# Bellator 76 Pick the Card



## dudeabides (Sep 30, 2008)

Bellator FC 76 takes place in 6 days October 12th 6:30 PM Eastern. If you would like to compete against other forum members picking the winners for this card, send me a pm with your choices for the 10 fights before the event starts. Whoever gets the most right will receive 5 million credits, and if you get 10 out of 10 it will be doubled. SmackyBear and kantowrestler tied last week, looking forward to see what happens now.

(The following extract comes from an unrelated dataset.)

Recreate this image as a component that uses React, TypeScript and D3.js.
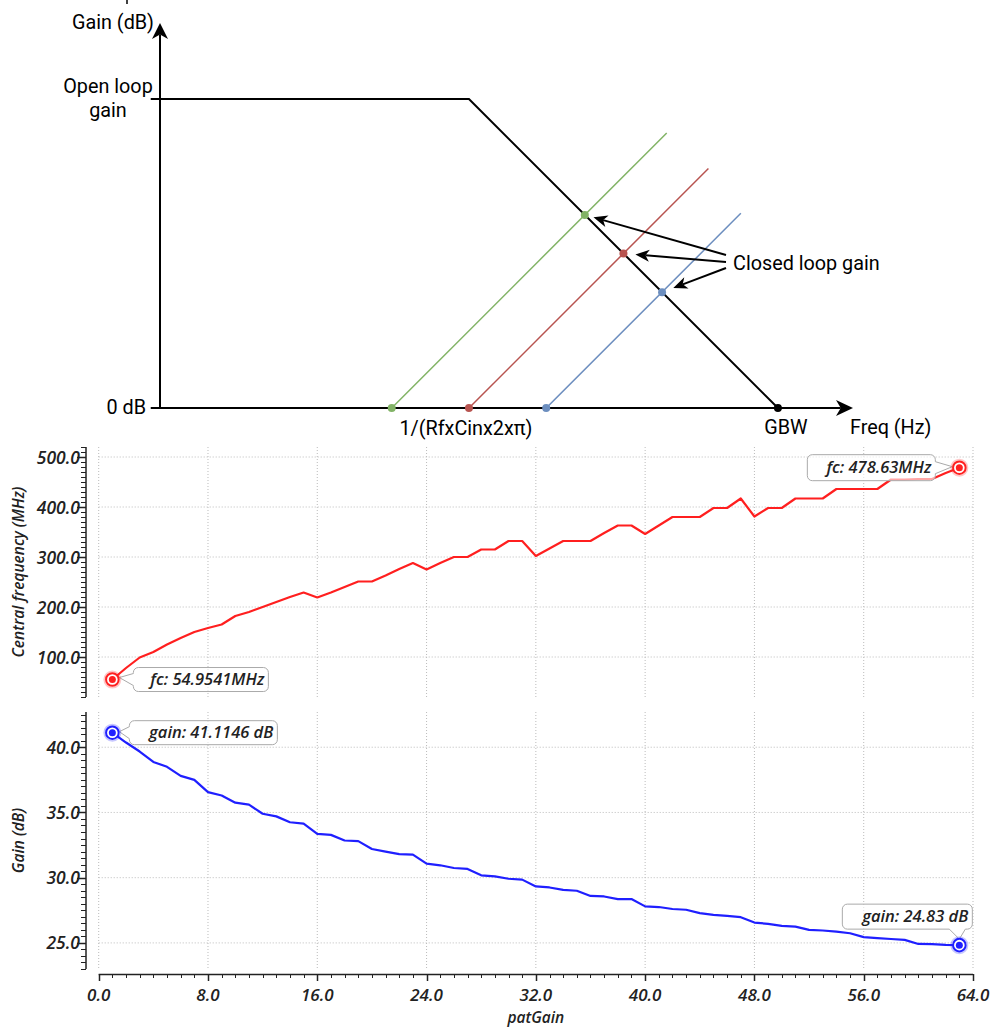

> Eddie Alvarez vs. Patricky "Pitbull" Freire
> Nazareno Malegarie vs. Rad Martinez
> Wagnney Fabiano vs. Akop Stepanyan
> Mike Richman vs. Jeremy Spoon
> ...



Picks sent by:

kantowrestler
OHKO
SmackyBear


----------



## kantowrestler (Jun 6, 2009)

I'm in.


----------



## OHKO (Jul 11, 2010)

My picks not looking so good. Think I'm losing this. Should probably start watching Bellator more though. I have no clue of each the fighters' styles and so on.


----------



## dudeabides (Sep 30, 2008)

Here are the results, all you guys got a top 3 finish out of however members we have on this forum at least. :thumbsup:

kantowrestler picks:



> Eddie Alvarez *Right*
> Nazareno Malegarie *Wrong*
> Wagnney Fabiano *Right*
> Jeremy Spoon *Wrong*
> ...


*Total: 5 right*

OHKO picks...



> Eddie Alvarez *Right*
> Rad Martinez *Right*
> Akop Stepanyan *Wrong*
> Mike Richman *Right*
> ...


*Total: 6 right*

SmackyBear picks...



> Eddie Alvarez *Right*
> Rad Martinez *Right*
> Wagnney Fabiano *Right*
> Mike Richman *Right*
> ...


*Total: 6 right*

So congrats to the two winners in a tieJ: OHKO and SmackyBear. Check your credits for something added in there. Thanks again for playing to all 3, will do it again as long as Bellator keeps going.


----------



## kantowrestler (Jun 6, 2009)

You win some you loose some.


----------